The technology is running fast and has brought an extended variety of user services. The success of certain applications (mobile radio-telephony, equipment with low power, digital media, various military systems, etc.) naturally has caused an increase in the needs for frequencies from the civilian and military sectors. This has often brought civil administration to have tendencies to decrease the amount of frequencies in the interest of military forces.

==Spectrum management==
Spectrum management is complex and difficult. The terminology, legal and technical considerations, national, regional and international complex regulations and bilateral and multilateral agreements can confuse those less educated in the effort. The forces in operations often do not see the incompatibilities and interferences between systems in their own communication services and to the other systems. All of these dictate the need for specialized personnel to ensure relevant recommendations for the commanders and staffs in all the levels and to manage the spectrum. The effective continuous training of frequency administrators is an important factor in the improvement of frequency management.

===Fulfillment===
Based on the priority and the abilities of national security structures, comes the enforcement for the immediate and maximum fulfillment of their inquiries for electromagnetic spectrum. But, the civil administrations that manage the frequencies often do not understand and do not harmonize the spectrum requests in the benefit of national security. The developments in the national security structures do not get followed and do not get put into full consideration by them. So the military forces should be actively engaged for the definition of a clear and sole objective for the needs of spectrum in the internal and international context and also in the priority treatment in the discussions for spectrum definition. The fact of decreasing the military forces does not mean that their available spectrum should be decreased as well. The variety of operations (combat, non-combat and peace support) of military forces has increased and they usually use the frequencies based on the activities and not on the number of forces. The military equipment is designed to work using the entire traditional and harmonized military spectrum. Also, the support with frequencies is mandatory, to fulfill all the acquisition and procurement procedures.

===Standards===
An essential aspect in the management of frequencies is the orientation towards policies, agreements, and NATO procedures and standards. All of these should have the necessary reflection in those of military forces of one country, member or partner. This is a necessity and needs to achieve among others the interoperability between communication and information systems.

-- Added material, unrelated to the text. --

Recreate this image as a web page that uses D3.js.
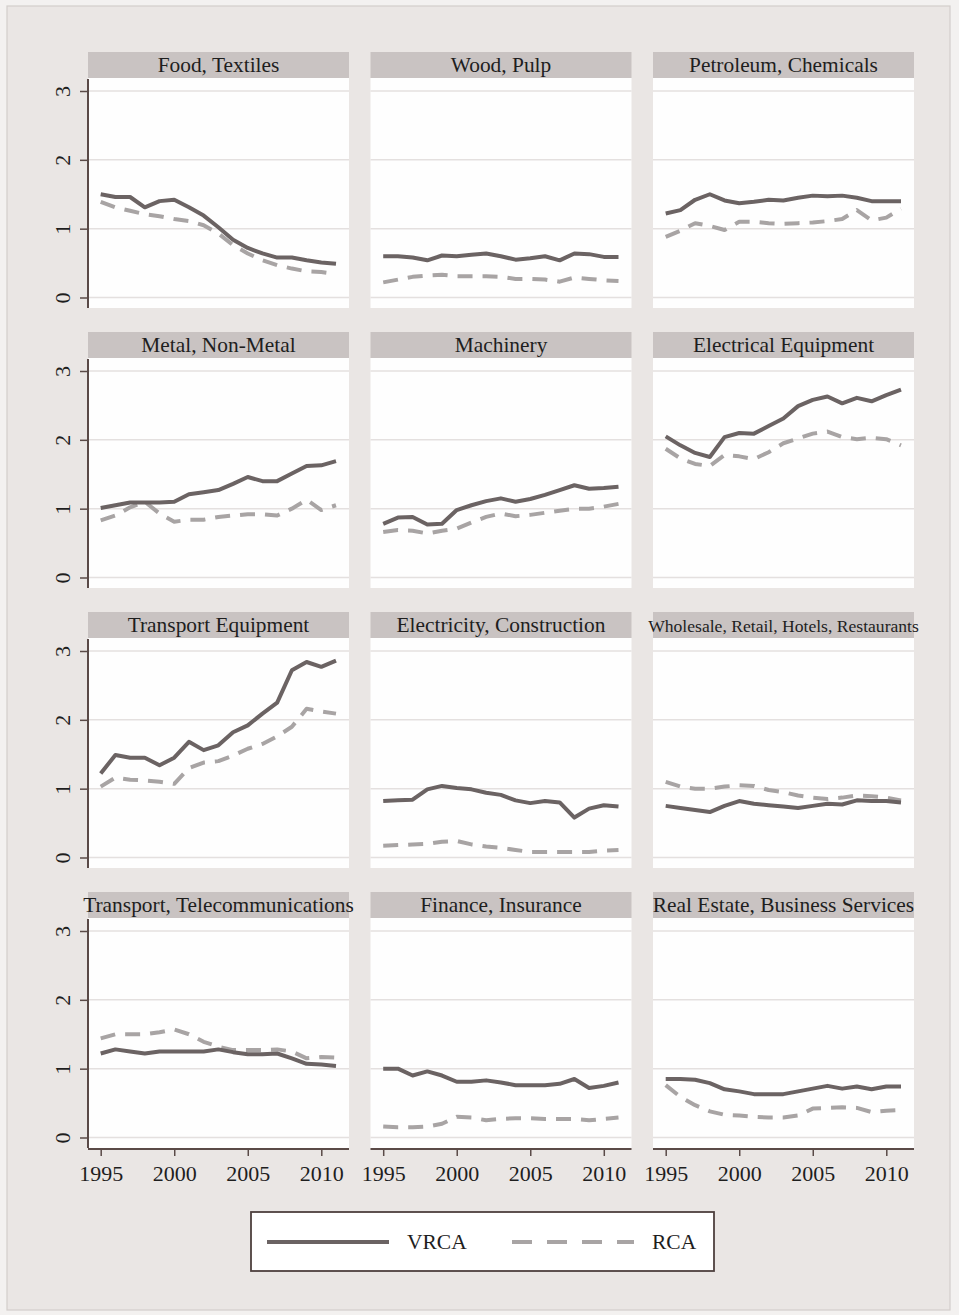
<!DOCTYPE html>
<html>
<head>
<meta charset="utf-8">
<script src="https://cdn.jsdelivr.net/npm/d3@7"></script>
<style>
  html, body { margin: 0; padding: 0; background: #f3f1f0; }
  svg { display: block; font-family: "Liberation Serif", "DejaVu Serif", serif; }
</style>
</head>
<body>
<svg id="chart" width="959" height="1315"></svg>
<script>
// ---------- data ----------
const years = [1995,1996,1997,1998,1999,2000,2001,2002,2003,2004,2005,2006,2007,2008,2009,2010,2011];
const yTicks = [0, 1, 2, 3];
const xTicks = [1995, 2000, 2005, 2010];
const seriesNames = ["VRCA", "RCA"];
const sectors = [
  "Food, Textiles", "Wood, Pulp", "Petroleum, Chemicals",
  "Metal, Non-Metal", "Machinery", "Electrical Equipment",
  "Transport Equipment", "Electricity, Construction", "Wholesale, Retail, Hotels, Restaurants",
  "Transport, Telecommunications", "Finance, Insurance", "Real Estate, Business Services"
];

const foodVRCA = [1.50,1.46,1.46,1.31,1.40,1.42,1.31,1.19,1.02,0.84,0.72,0.64,0.58,0.58,0.54,0.51,0.49];
const foodRCA  = [1.39,1.31,1.26,1.21,1.18,1.14,1.11,1.05,0.93,0.76,0.64,0.54,0.47,0.42,0.38,0.37,0.34];
const woodVRCA = [0.60,0.60,0.58,0.54,0.61,0.60,0.62,0.64,0.60,0.55,0.57,0.60,0.54,0.64,0.63,0.59,0.59];
const woodRCA  = [0.22,0.26,0.30,0.32,0.33,0.31,0.31,0.31,0.30,0.27,0.27,0.26,0.23,0.29,0.27,0.25,0.24];
const petroVRCA = [1.22,1.27,1.42,1.50,1.41,1.37,1.39,1.42,1.41,1.45,1.48,1.47,1.48,1.45,1.40,1.40,1.40];
const petroRCA  = [0.88,0.97,1.08,1.04,0.98,1.10,1.10,1.08,1.07,1.08,1.09,1.11,1.14,1.27,1.12,1.16,1.29];
const metalVRCA = [1.01,1.05,1.09,1.09,1.09,1.10,1.21,1.24,1.27,1.36,1.46,1.40,1.40,1.51,1.62,1.63,1.69];
const metalRCA  = [0.83,0.90,1.02,1.10,0.93,0.81,0.84,0.84,0.88,0.90,0.92,0.92,0.90,1.00,1.13,0.98,1.05];
const machVRCA = [0.78,0.87,0.88,0.77,0.78,0.98,1.05,1.11,1.15,1.10,1.14,1.20,1.27,1.34,1.29,1.30,1.32];
const machRCA  = [0.66,0.69,0.68,0.64,0.68,0.71,0.80,0.88,0.93,0.89,0.91,0.94,0.97,1.00,1.00,1.03,1.07];
const elecVRCA = [2.05,1.92,1.81,1.75,2.04,2.10,2.09,2.20,2.31,2.49,2.58,2.63,2.53,2.61,2.56,2.65,2.73];
const elecRCA  = [1.87,1.73,1.65,1.62,1.78,1.76,1.72,1.82,1.95,2.02,2.09,2.12,2.04,2.01,2.03,2.01,1.92];
const trEqVRCA = [1.22,1.49,1.45,1.45,1.34,1.45,1.68,1.56,1.63,1.82,1.92,2.09,2.25,2.72,2.84,2.77,2.86];
const trEqRCA  = [1.03,1.16,1.13,1.12,1.10,1.07,1.30,1.38,1.40,1.48,1.58,1.65,1.76,1.90,2.16,2.12,2.09];
const constrVRCA = [0.82,0.83,0.84,0.99,1.04,1.01,0.99,0.94,0.91,0.83,0.79,0.82,0.80,0.58,0.71,0.76,0.74];
const constrRCA  = [0.17,0.18,0.19,0.20,0.23,0.24,0.19,0.16,0.14,0.11,0.08,0.08,0.08,0.08,0.08,0.10,0.11];
const wholeVRCA = [0.75,0.72,0.69,0.66,0.75,0.82,0.78,0.76,0.74,0.72,0.75,0.78,0.77,0.83,0.82,0.82,0.80];
const wholeRCA  = [1.10,1.03,1.00,1.00,1.03,1.05,1.04,0.98,0.95,0.90,0.87,0.85,0.87,0.90,0.89,0.87,0.83];
const telecomVRCA = [1.22,1.28,1.25,1.22,1.25,1.25,1.25,1.25,1.28,1.24,1.21,1.21,1.22,1.15,1.07,1.06,1.04];
const telecomRCA  = [1.44,1.50,1.50,1.50,1.53,1.57,1.50,1.39,1.32,1.27,1.27,1.27,1.28,1.25,1.15,1.17,1.16];
const financeVRCA = [1.00,1.00,0.90,0.96,0.90,0.81,0.81,0.83,0.80,0.76,0.76,0.76,0.78,0.85,0.72,0.75,0.80];
const financeRCA  = [0.16,0.15,0.15,0.16,0.20,0.30,0.29,0.25,0.27,0.28,0.28,0.27,0.27,0.27,0.25,0.27,0.29];
const realVRCA = [0.85,0.85,0.84,0.79,0.70,0.67,0.63,0.63,0.63,0.67,0.71,0.75,0.71,0.74,0.70,0.74,0.74];
const realRCA  = [0.76,0.59,0.47,0.38,0.33,0.32,0.30,0.29,0.29,0.32,0.42,0.43,0.44,0.43,0.37,0.39,0.40];

const vrcaList = [foodVRCA, woodVRCA, petroVRCA, metalVRCA, machVRCA, elecVRCA, trEqVRCA, constrVRCA, wholeVRCA, telecomVRCA, financeVRCA, realVRCA];
const rcaList  = [foodRCA, woodRCA, petroRCA, metalRCA, machRCA, elecRCA, trEqRCA, constrRCA, wholeRCA, telecomRCA, financeRCA, realRCA];

// ---------- styling / layout ----------
const W = 959, H = 1315;
const colLeft0 = 88, colPitch = 282.5, plotW = 261;
const rowTop0 = 52, rowPitch = 280;
const headerH = 26, plotBottomOff = 256;
const axisColor = "#5a4a47";
const gridColor = "#e4e0df";
const headerFill = "#c9c3c2";
const textColor = "#1e1e1e";
const seriesStyle = {
  VRCA: { color: "#6b6363", width: 4, dash: null },
  RCA:  { color: "#a8a4a4", width: 4, dash: "15,10" }
};

const svg = d3.select("#chart");

// outer graph region
svg.append("rect").attr("x", 0).attr("y", 0).attr("width", W).attr("height", H).attr("fill", "#f3f1f0");
svg.append("rect").attr("x", 7).attr("y", 6).attr("width", 943).attr("height", 1304)
  .attr("fill", "#eae6e4").attr("stroke", "#d3cdcb").attr("stroke-width", 1.2);

sectors.forEach((name, i) => {
  const r = Math.floor(i / 3), c = i % 3;
  const left = colLeft0 + c * colPitch;
  const top = rowTop0 + r * rowPitch;
  const x = d3.scaleLinear().domain([1995, 2011]).range([left + 12.7, left + 248]);
  const y = d3.scaleLinear().domain([0, 3]).range([top + 245.5, top + 39]);
  const g = svg.append("g");

  // header strip
  g.append("rect").attr("x", left).attr("y", top).attr("width", plotW).attr("height", headerH)
    .attr("fill", headerFill);
  g.append("text").attr("x", left + plotW / 2).attr("y", top + 20)
    .attr("text-anchor", "middle").attr("fill", textColor)
    .attr("font-size", name.length > 32 ? 17.6 : 21.4)
    .text(name);

  // plot region
  g.append("rect").attr("x", left).attr("y", top + headerH).attr("width", plotW)
    .attr("height", plotBottomOff - headerH).attr("fill", "#fefefe");

  // gridlines
  g.selectAll("line.grid").data(yTicks).join("line").attr("class", "grid")
    .attr("x1", left).attr("x2", left + plotW)
    .attr("y1", d => y(d)).attr("y2", d => y(d))
    .attr("stroke", gridColor).attr("stroke-width", 1.5);

  // series lines
  const line = d3.line().x((d, k) => x(years[k])).y(d => y(d));
  [["RCA", rcaList[i]], ["VRCA", vrcaList[i]]].forEach(([s, vals]) => {
    const st = seriesStyle[s];
    g.append("path").datum(vals).attr("d", line)
      .attr("fill", "none").attr("stroke", st.color).attr("stroke-width", st.width)
      .attr("stroke-linejoin", "round")
      .attr("stroke-dasharray", st.dash);
  });

  // y axis (left column)
  if (c === 0) {
    const ay = g.append("g").attr("transform", `translate(${left},0)`)
      .call(d3.axisLeft(y).tickValues(yTicks).tickSize(8).tickFormat(d3.format("d")));
    ay.select(".domain").attr("d", `M0,${top + headerH + 1}V${top + plotBottomOff}`)
      .attr("stroke", axisColor).attr("stroke-width", 2);
    ay.selectAll(".tick line").attr("stroke", axisColor).attr("stroke-width", 1.5);
    ay.selectAll(".tick text")
      .attr("x", null).attr("dy", null)
      .attr("transform", "translate(-18,0) rotate(-90)")
      .attr("text-anchor", "middle")
      .attr("font-size", 22).attr("font-family", "Liberation Serif").attr("fill", textColor);
  }
  // x axis (bottom row)
  if (r === 3) {
    const ax = g.append("g").attr("transform", `translate(0,${top + plotBottomOff + 1})`)
      .call(d3.axisBottom(x).tickValues(xTicks).tickSize(7).tickFormat(d3.format("d")).tickPadding(9));
    ax.select(".domain").attr("d", `M${left},0H${left + plotW}`)
      .attr("stroke", axisColor).attr("stroke-width", 2);
    ax.selectAll(".tick line").attr("stroke", axisColor).attr("stroke-width", 1.5);
    ax.selectAll(".tick text")
      .attr("font-size", 22).attr("font-family", "Liberation Serif").attr("fill", textColor);
  }
});

// legend
const leg = svg.append("g");
leg.append("rect").attr("x", 251).attr("y", 1212).attr("width", 463).attr("height", 59)
  .attr("fill", "#ffffff").attr("stroke", "#4e403e").attr("stroke-width", 1.8);
const legX = [267, 512];
seriesNames.forEach((s, k) => {
  const st = seriesStyle[s];
  leg.append("line").attr("x1", legX[k]).attr("x2", legX[k] + 122)
    .attr("y1", 1242).attr("y2", 1242)
    .attr("stroke", st.color).attr("stroke-width", st.width)
    .attr("stroke-dasharray", st.dash ? "20,15" : null);
  leg.append("text").attr("x", legX[k] + 140).attr("y", 1249)
    .attr("font-size", 21.5).attr("fill", textColor).text(s);
});
</script>
</body>
</html>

The frequency management in military forces has a dynamic nature. It is related to adjustment and implementation of time concepts for the spectrum, taking into consideration planning, allocation, and spectrum usage in accordance with systems characteristics currently available and those of the future. This implies the flexibility in the protection of frequencies that are approved in national plans of frequencies, available for military forces. Although, it looks for a time to time evaluation of the current and future needs for spectrum aiming at more exact redefinitions of spectrum resources and more effective ways of spectrum division with other non-governmental users.

===Levels of command and control===
The authorities of different levels of command and control have the responsibility to ensure the full support of needs with spectrum for their structures. They always need and look for more continuous support with equipment which functions with radio frequencies. But, often they do not conceive correctly and do not have the necessary knowledge for access in the necessary frequency spectrum for military tasks. That is why the specialized frequency management structures have the responsibility of developing the full necessary administrative, planning and technical activities for frequencies.

===Prevention of interference===
To ensure a better and interference-free usage by other users, military forces, through their corresponding structures, take care for the monitoring of the frequency bands defined for them, cooperating and exchanging data with other governmental institutions authorized for spectrum management and other non-governmental users, to identify and detect unauthorized transmissions and illegal interferences. Spectrum monitoring requires expensive equipment and qualified personnel.

===Combined and joint operations===
Combined and joint operations are still a major challenge for frequency managers. The cooperation of two or more forces together, with different training and organization and without appropriate frequency planning, brings failure of command, control, and communications. The realizations of combined and joint operations, in alliance or coalitions, are closely connected to communications and information systems. Frequency management is evaluated as one of the main points for communications planning. In a coalition force, where there are a huge number of countries and military forces, if there is not correct management and coordination of spectrum bands what is colloquially called "frequency fratricide" will happen. To allocate frequencies in such an operation is very difficult. The spectrum usage in these operations has more than ever showed the need for coordination between forces of different countries and with the country where they operate, rationality, standardization, and interoperability, in accordance with deployment sites, regions and national and international regulations.

===Computer software applications===
Effective frequency management is closely tied with computer software applications. Through these applications, the optimal administration and coordination of frequencies and fulfillment of inquiries is ensured in every situation. Such applications support centralized and decentralized management of frequencies. They provide the planning and coordination of frequencies throughout the defined bands and their effective usage. Of course, such applications have financial costs and require time for the preliminary preparation and the final implementation.

===Policies, guides, procedures===
The normal frequency management in military forces is based on policies, guides, procedures, organizational and technical manuals. The preparation, their harmonization with international, regional and national regulations and adherence to technological developments is a continuous task that requires time to be realized from proper military structures.

===Technical capabilities===
A fundamental problem in frequency allocation is the existence of technical, geographical and operational factors, which restrict frequency usage of military forces. Frequency managers have to take into consideration technical capabilities and the equipment limit for functioning of the systems in accordance with operational requirements. In case of overloaded frequency bands, the military forces are obliged to foresee some interference and to accept some damage in the normal operation of their communications systems.